The next step in our database scalability journey is to enable the storage of lists within the cache. This enhancement will allow us to efficiently handle common database queries, such as “Give me a list of people in a neighborhood”.

Parting Thoughts From the Authors

Slava Markeyev: Technologies like no-SQL and new-SQL are often thought of as magic pill solutions to scalability challenges. While they have many advantages over traditional RDBMS solutions, a datastore can fundamentally only be as scalable as the schema and query patterns allow it to be. Changing those two after the fact is akin to rebuilding the engine while the plane is in the air. Doing so is certainly possible — heck, we tried it — but that is a story for another day.

My parting thought for readers is SQL databases when used in conjunction with secondary indexes like Redis/Valkey for caching and ElasticSearch for search will get you pretty far if you let them.

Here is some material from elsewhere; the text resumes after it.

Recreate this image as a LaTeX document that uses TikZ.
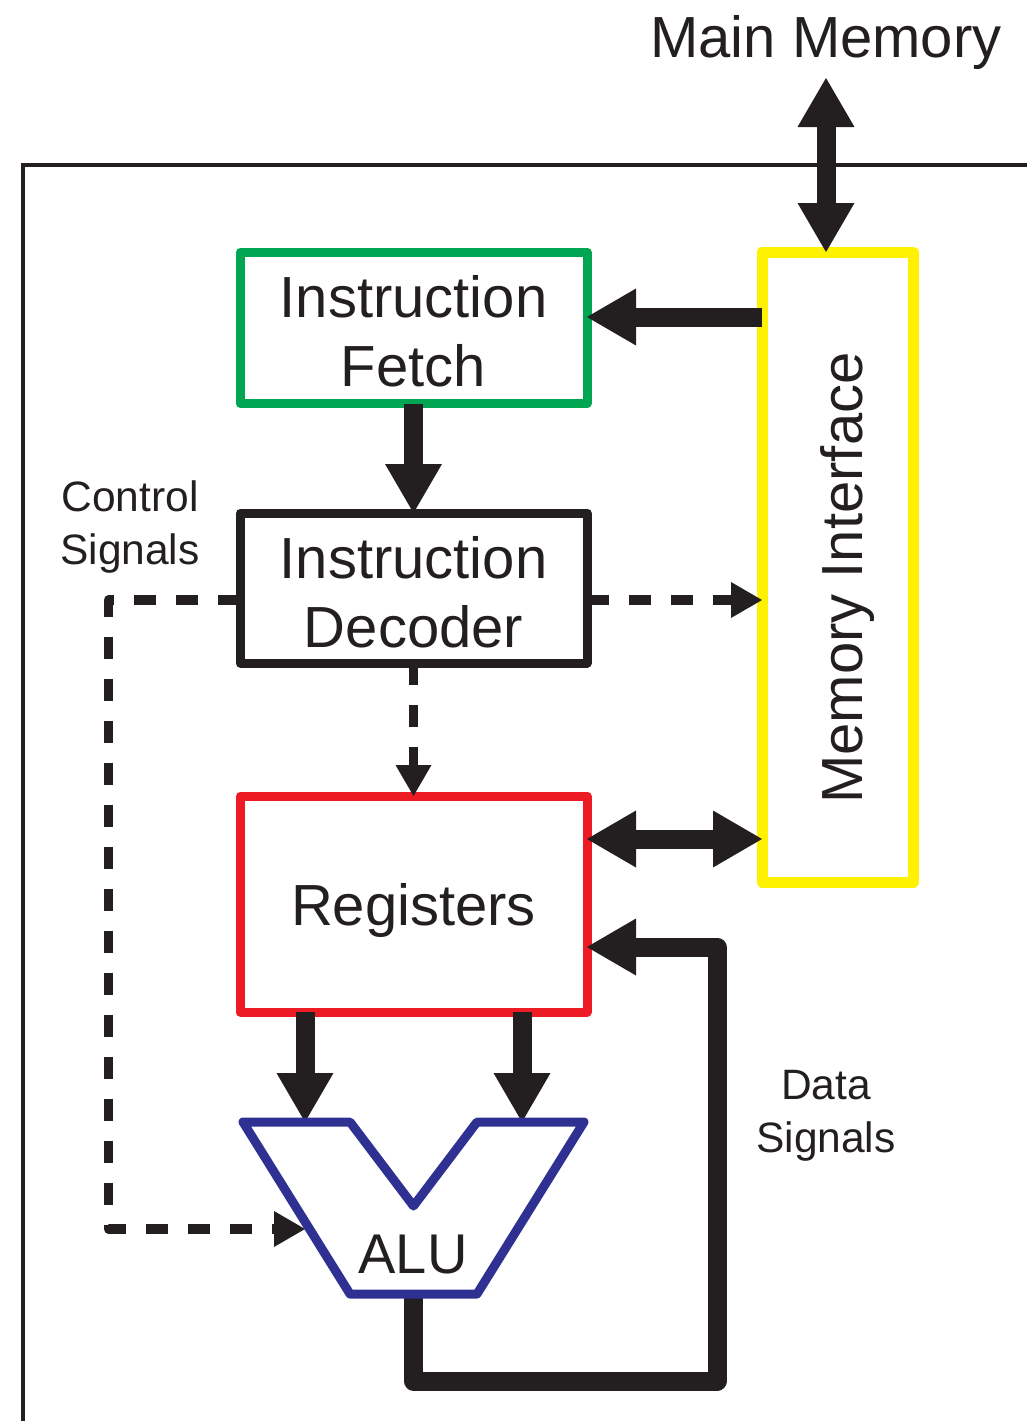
\documentclass[tikz,border=0pt]{standalone}
\usepackage{fontspec}
\setmainfont{Liberation Sans}
\usetikzlibrary{arrows.meta,calc}
\definecolor{ink}{RGB}{35,31,32}
\definecolor{fetchgreen}{RGB}{0,166,81}
\definecolor{regred}{RGB}{237,28,36}
\definecolor{memyellow}{RGB}{255,242,0}
\definecolor{alublue}{RGB}{46,49,146}
\begin{document}
\begin{tikzpicture}[x=1pt,y=-1pt,
  unitbox/.style={draw, line width=9pt, line join=round, minimum width=347pt,
    outer sep=0pt, inner sep=0pt},
  bigtext/.style={font=\fontsize{58}{69}\selectfont, text=ink, align=center, inner sep=0pt},
  smalltext/.style={font=\fontsize{42.5}{53}\selectfont, text=ink, align=center, inner sep=0pt},
  bus/.style={draw=ink, line width=19pt, line join=round,
    -{Triangle[width=57pt,length=49pt,line width=0pt]}},
  bibus/.style={bus, {Triangle[width=57pt,length=49pt,line width=0pt]}-{Triangle[width=57pt,length=49pt,line width=0pt]}},
  ctrl/.style={draw=ink, line width=9.5pt, line join=round, dash pattern=on 22pt off 20pt,
    -{Triangle[width=36pt,length=31pt,line width=0pt]}},
]
\useasboundingbox (0,0) rectangle (1026,1421);

% processor outline
\draw[ink, line width=4.5pt] (1040,165) -- (23,165) -- (23,1440);

% functional units
\node[unitbox, draw=fetchgreen, minimum height=151.5pt] (fetch) at (413.5,327.75) {};
\node[unitbox, draw=ink, minimum height=150pt] (dec) at (413.5,588) {};
\node[unitbox, draw=regred, minimum height=216pt] (regs) at (413.5,904) {};
\node[unitbox, draw=memyellow, line width=11pt, minimum width=151pt, minimum height=630pt] (mem) at (837.5,567) {};

\node[bigtext] (fetchtxt) at ($(fetch.center)+(0,4)$) {Instruction\\Fetch};
\node[bigtext] (dectxt) at ($(dec.center)+(0,4)$) {Instruction\\Decoder};
\node[bigtext, anchor=base] (regstxt) at (413.5,925) {Registers};
\node[bigtext, anchor=base, rotate=90] (memtxt) at (862,578) {Memory Interface};
\node[bigtext, anchor=base] (mmtxt) at (826,58) {Main Memory};
\node[smalltext] (ctltxt) at (130,527) {Control\\Signals};
\node[smalltext] (datatxt) at (826,1116) {Data\\Signals};

% ALU outline and its ports
\coordinate (alul) at (305,1122);
\coordinate (alur) at (522,1122);
\coordinate (aluctl) at (305,1229);
\coordinate (aluout) at (413.5,1294);
\coordinate (ctlbend) at (108.5,1229);
\coordinate (retbend) at (717,1381);

% data paths
\draw[bibus] ($(mmtxt.base)+(0,20)$) -- (mem.north -| mmtxt.base);
\draw[bus] ($(fetch.east -| mem.west)+(0,-10.75)$) -- ($(fetch.east)+(0,-10.75)$);
\draw[bus] (fetch.south) -- (dec.north);
\draw[bibus] ($(regs.east)+(0,-65)$) -- ($(regs.east -| mem.west)+(0,-65)$);
\draw[bus] ($(regs.south)+(-108.5,0)$) -- (alul);
\draw[bus] ($(regs.south)+(108.5,0)$) -- (alur);
\draw[bus] (aluout) |- (retbend) |- ($(regs.east)+(0,43)$);

% control paths
\draw[ctrl] (dec.south) -- (regs.north);
\draw[ctrl] ($(dec.east)+(0,12)$) -- ($(dec.east -| mem.west)+(0,12)$);
\draw[ctrl] ($(dec.west)+(0,12)$) -| (ctlbend) -- (aluctl);

\draw[alublue, line width=9pt, line join=round] (243,1122) -- (350,1122) -- (413.5,1206)
  -- (477,1122) -- (584,1122) -- (477,1294) -- (350,1294) -- cycle;
\node[bigtext, font=\fontsize{56}{68}\selectfont, anchor=base] (alutxt) at (413,1273) {ALU};
\end{tikzpicture}
\end{document}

Tushar Singla: While doing architecture interviews, the need often arises to consider how to scale the database to support 100M or even 1B+ users. A common strategy is to “scale out” or add “caching.” Typically, mentioning those concepts are enough to communicate understanding of these horizontally scaling techniques and the interview moves on. However, only after building out this system in real life at scale can one appreciate the intricacies, complexities, and myriad of edge cases that must be handled in order to serve the users appropriately.

Next time when you mention these techniques during the interview, take some time to consider what it might look like to actually finish the implementation.

Ronak Shah: Scaling a datastore presents unique challenges, and there is no one-size-fits-all solution. Finding the right approach for your system requires thoughtful discussion and a rigorous design process. Although our work was complex and challenging, it was also a truly rewarding experience to be part of.

P.S. Having robust observability tools and a solid unit testing framework can save countless engineering hours spent debugging cache consistency issues.